«Я пришел на Первый канал винтиком или шпунтиком». Василий Соловьев – о возвращении в фигурное катание
Василий Соловьев, не комментировавший фигурное катание с 2014 года, вернулся к работе – теперь на Первом канале.
В «Произвольной программе» они с Максимом Траньковым обсудили, как это получилось, что изменилось в Соловьеве и давно знакомом ему спорте.

Уходя, Соловьев не ставил «мегамощный крест» на фигурном катании, пробовал подкаст с Тарасовой
– Ты вернулся в фигурное катание, тебя не было 10 лет – расскажи, где ты пропадал?
– Наверное, для болельщиков и, может, фигуристов – пропадал. Но я был здесь, в Москве, никуда не девался. Занимался, казалось бы, теми же вещами, что и на ТВ: продюсировал, снимал. Сначала это были документальные фильмы, всякие ролики, реклама.
А потом мы с партнерами занялись художественными фильмами. Сняли один, другой, выиграли – для тебя сейчас понятная терминология – чемпионат России по кино («Кинотавр»).
– Причем в Сочи, где я выиграл Олимпиаду.
– Да, буквально в соседнем здании! На Олимпийских играх гуляли там с Димой Борисовым и обсуждали: как поменять жизнь, чем заняться? Я говорил про кино, и он не верил, что у меня это получится. В 2014-м я ушел, а в 2016-м мы выиграли «Кинотавр».
Это было волшебное время – все получалось. Не знаю, бывает ли такое в фигурном катании, когда ты очень мало тренировался… В кино же от физики ничего не зависит – и все получается, все складывается.
10 лет пролетели как миг – были взлеты, падения, абсолютно топовая киношная жизнь. И в то же время жесткие неудачи, связанные в том числе с пандемией, какими-то еще обстоятельствами.
– В фигурном катании все то же самое происходило.
– Я могу об этих 10 годах рассказывать не 35 минут, не полтора часа, а сутки. Самое главное – мне интересно жить там, где я живу. Интересно заниматься тем, чем занимаюсь. Все хорошо, работаю.
– Эти 10 лет хоть одним глазком смотрел фигурное катание? Интересовался, что на льду происходит?
– Не только интересовался. Даже пытался каким-то образом интегрироваться обратно с темой фигурного катания, но уже с поправкой на киношную деятельность.
Пару лет назад Татьяна Анатольевна Тарасова сказала, что хотела бы открыть свой подкаст.

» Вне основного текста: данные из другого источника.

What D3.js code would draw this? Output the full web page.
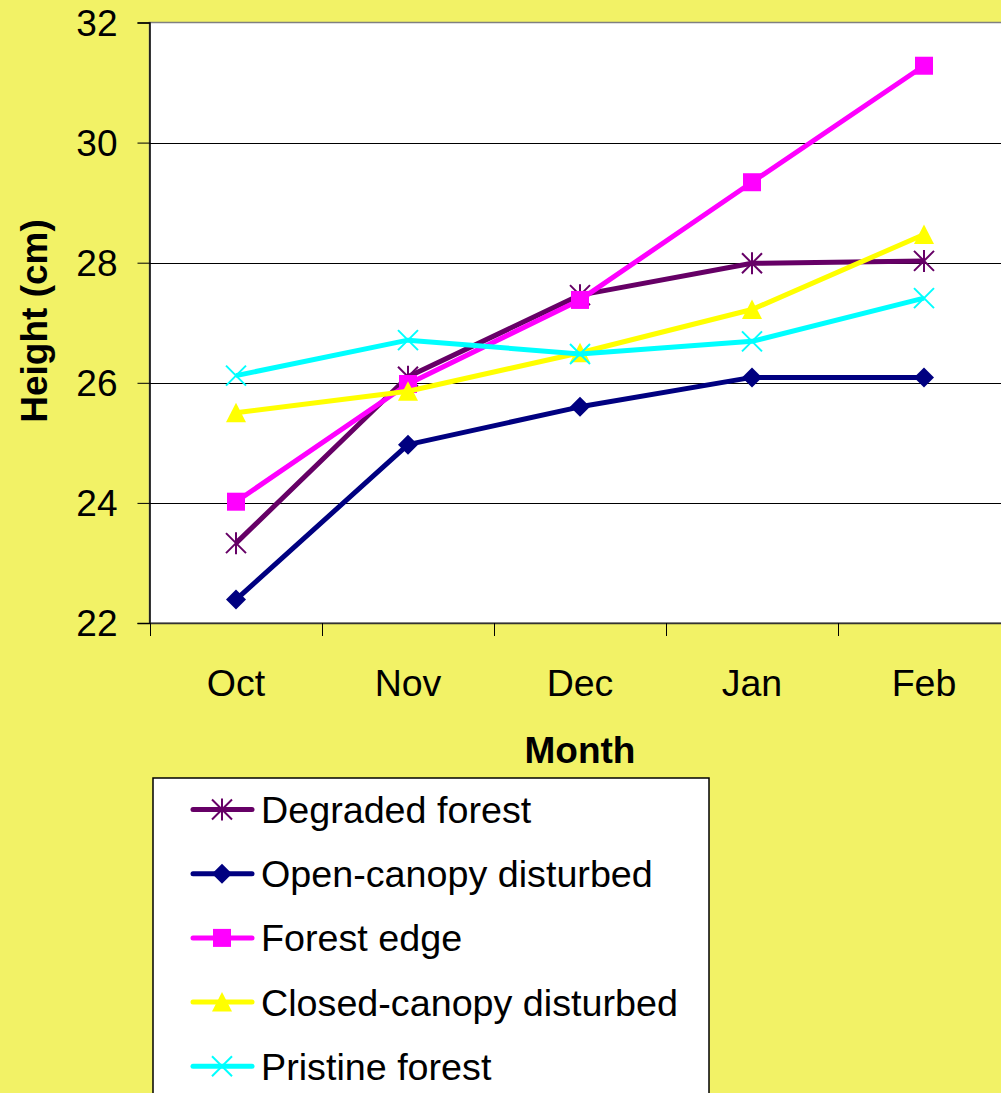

Я ей написал: хотите, вместе попробуем? – Давай!
Я пришел, мы репетировали, придумывали концепции. И только-только что-то не заладилось: у меня дети заболели, Татьяна Анатольевна прихворала... Три недели прошло, я говорю: давайте продолжим? Она: не, давай не будем.
Ну ладно. А давайте документальный фильм? – Давай!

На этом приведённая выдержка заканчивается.